Essentially, the SRT's meter sees a mercury battery and it drops from there as usual. Not sure what the battery test cutoff is but it too will respond as if a mercury battery is installed.
Do you mean "Who needs a reasonably accurate meter"? You sure don't if you only shoot with the sun behind you.
seems like a perfect solution. would this work with any camera that requires the mercury battery 1.35v? Like my Sears | 35RF aka Richo 500g
It is perfect in that it is super cheap and the diodes are so tiny it should have no issues fitting in most any such application. If the meter works correctly with the mercury battery then it should work with the conversion.
what could be better than that. cheap, easy to do at home, invisible, permanent. I wish all my problems were this easy to solve.
Depending on the tolerance of your workflow, Kodak Portrs 400 can take a huge amount of overexposure and about -3 of underexposure.
As opposed to calibrating and then installing the diode? Thats the only thing that would make sense unless it had already been recalibrated with the 1.5v without the diode.
You have to eat instant ramen because fresh ramen is quite expensive.The SRT Super arrived today as described. Whew. All the way from Japan. Paid too much should have been more patient. Have to eat ramen noodles for a while but oh well.
Everything is working only thing is the lens wiggles a bit. Not sure why.

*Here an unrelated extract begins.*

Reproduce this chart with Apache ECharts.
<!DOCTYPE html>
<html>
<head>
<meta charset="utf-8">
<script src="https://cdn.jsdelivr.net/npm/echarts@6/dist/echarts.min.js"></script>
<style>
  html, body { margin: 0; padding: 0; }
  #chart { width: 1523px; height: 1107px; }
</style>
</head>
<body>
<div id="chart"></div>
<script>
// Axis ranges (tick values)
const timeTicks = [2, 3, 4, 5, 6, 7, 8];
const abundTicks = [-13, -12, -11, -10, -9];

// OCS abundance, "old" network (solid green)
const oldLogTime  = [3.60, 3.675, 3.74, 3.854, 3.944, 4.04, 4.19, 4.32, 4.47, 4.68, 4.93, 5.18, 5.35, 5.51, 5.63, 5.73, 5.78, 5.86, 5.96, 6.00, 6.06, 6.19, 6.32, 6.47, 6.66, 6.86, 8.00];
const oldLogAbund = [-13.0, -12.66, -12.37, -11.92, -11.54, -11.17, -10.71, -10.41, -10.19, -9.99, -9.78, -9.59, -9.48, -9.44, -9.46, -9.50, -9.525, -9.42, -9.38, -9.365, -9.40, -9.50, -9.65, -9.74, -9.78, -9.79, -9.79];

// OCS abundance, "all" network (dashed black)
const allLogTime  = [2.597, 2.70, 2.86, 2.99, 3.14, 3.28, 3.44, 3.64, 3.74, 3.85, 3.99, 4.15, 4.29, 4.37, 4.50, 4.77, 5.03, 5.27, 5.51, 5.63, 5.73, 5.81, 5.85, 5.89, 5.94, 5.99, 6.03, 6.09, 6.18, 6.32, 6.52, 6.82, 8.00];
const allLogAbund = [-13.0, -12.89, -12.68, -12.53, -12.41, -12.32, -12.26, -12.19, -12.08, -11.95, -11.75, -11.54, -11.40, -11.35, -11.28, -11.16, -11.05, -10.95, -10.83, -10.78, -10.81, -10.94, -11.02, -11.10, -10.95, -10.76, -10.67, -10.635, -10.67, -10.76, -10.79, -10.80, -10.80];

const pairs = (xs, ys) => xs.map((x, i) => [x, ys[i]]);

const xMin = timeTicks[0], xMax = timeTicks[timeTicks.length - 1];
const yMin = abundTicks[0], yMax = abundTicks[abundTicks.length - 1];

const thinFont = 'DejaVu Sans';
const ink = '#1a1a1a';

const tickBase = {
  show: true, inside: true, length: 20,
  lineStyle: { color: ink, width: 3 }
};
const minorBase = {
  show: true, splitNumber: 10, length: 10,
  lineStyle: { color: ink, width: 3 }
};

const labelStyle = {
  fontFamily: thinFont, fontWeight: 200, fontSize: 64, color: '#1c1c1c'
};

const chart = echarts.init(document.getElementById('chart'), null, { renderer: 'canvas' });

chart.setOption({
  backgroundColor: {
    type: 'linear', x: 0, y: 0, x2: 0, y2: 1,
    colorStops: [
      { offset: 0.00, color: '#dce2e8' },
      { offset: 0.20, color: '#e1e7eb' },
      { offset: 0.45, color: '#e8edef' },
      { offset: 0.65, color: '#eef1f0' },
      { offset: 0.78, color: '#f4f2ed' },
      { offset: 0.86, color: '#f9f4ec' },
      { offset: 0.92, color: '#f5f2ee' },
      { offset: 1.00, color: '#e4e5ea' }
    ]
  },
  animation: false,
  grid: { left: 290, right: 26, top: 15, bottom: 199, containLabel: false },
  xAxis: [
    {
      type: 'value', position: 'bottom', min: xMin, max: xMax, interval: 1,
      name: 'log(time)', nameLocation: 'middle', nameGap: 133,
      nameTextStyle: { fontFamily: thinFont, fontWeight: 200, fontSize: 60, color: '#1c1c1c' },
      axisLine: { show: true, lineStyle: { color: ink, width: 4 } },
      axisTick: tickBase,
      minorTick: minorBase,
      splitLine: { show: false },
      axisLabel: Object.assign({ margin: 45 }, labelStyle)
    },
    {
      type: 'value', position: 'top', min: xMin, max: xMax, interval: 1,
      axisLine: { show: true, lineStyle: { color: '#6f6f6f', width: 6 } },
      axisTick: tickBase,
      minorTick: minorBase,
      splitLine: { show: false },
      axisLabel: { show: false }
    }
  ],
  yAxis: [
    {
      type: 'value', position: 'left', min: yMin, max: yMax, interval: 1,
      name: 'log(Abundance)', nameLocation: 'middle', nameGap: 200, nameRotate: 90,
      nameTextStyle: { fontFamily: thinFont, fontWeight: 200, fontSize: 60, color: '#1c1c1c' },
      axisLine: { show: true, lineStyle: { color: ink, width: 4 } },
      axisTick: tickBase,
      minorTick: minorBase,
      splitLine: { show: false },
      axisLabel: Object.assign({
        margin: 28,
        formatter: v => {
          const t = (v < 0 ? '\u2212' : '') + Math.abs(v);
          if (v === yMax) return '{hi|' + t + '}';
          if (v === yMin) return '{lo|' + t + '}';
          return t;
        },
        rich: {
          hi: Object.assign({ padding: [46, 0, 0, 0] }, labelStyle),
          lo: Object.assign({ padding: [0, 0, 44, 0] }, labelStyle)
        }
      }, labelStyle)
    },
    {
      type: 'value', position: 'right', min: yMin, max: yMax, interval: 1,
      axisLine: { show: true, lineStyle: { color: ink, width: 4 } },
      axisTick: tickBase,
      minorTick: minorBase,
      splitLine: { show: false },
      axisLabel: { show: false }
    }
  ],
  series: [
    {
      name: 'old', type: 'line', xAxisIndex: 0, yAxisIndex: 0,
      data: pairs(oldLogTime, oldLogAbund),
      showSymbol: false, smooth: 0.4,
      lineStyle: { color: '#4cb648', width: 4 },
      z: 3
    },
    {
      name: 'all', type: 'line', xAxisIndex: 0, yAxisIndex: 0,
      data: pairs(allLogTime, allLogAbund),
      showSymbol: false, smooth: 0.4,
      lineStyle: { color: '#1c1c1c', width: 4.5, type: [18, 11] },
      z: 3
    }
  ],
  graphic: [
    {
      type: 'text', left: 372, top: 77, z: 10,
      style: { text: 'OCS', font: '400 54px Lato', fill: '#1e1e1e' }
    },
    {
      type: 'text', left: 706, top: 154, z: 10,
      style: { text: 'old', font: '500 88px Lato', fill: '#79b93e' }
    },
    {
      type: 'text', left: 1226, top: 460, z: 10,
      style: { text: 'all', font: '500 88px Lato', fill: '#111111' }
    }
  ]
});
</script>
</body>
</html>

I would say the FT3 has more accurate meter and doesn't need mercury battery.
lens wiggles a bit.
A black Super. Very pretty.
Where does it "wiggle", and how much? Are you talking about at the lens mount? Since you have other Minolta lenses, do they wiggle on the SUPER too? Check the screws on the back of the lens and the camera lens mount, as has been suggested, but I suspect they are fine. A tiny wiggle is OK, as long as you hear the lens CLICK when you attach it.
all my Minolta AI lenses also
Are you referring to Minolta Maxxum a-mount lenses?
I have lots of Minolta Rokkor lenses and they all can be wiggled about 1mm left-right after they attach. That's not a problem, the lens is attached to the camera at the correct distance from the film. The MC coupler on the lens should just barely touch the MC lug on the camera when it is attached.
If the wiggle is forward and backward as opposed to side to side THEN you have a problem.
Since I'm not there, I can't really say what "sloppy" is, other than if the lens doesn't move forward and back at all, and as long as the tab on the camera is barely touching the lug on the camera (when the f-stop ring is at is widest setting), you don't have a problem. I have lenses that don't have much resistance, and only a couple that are a little tight. It's the ones that are tight that I wonder about.
Does the MC lug on the camera rotate OK and have a good spring when no lens is attached? If so, Fuhgeddaboudit. As long as you here the CLICK, you know the lens won't fall off.
Right I found the Canon EF, Canonet QL17 GIII, the Olympus 35-RC work fine with alkaline batteries. The SRT-101's don't so I don't use the meter in the SRT.
I just ran a simple test again. I did it a LONG time ago, so this was just verification. I installed a mercury 625 battery 1.35v in my SRT102 (I have a pocket solar recharger) and read a gray card in the sun, and matched up the needle in the viewfinder. I then inserted an alkaline 625A 1.55v in the camera. The needle didn't move -- exact same reading.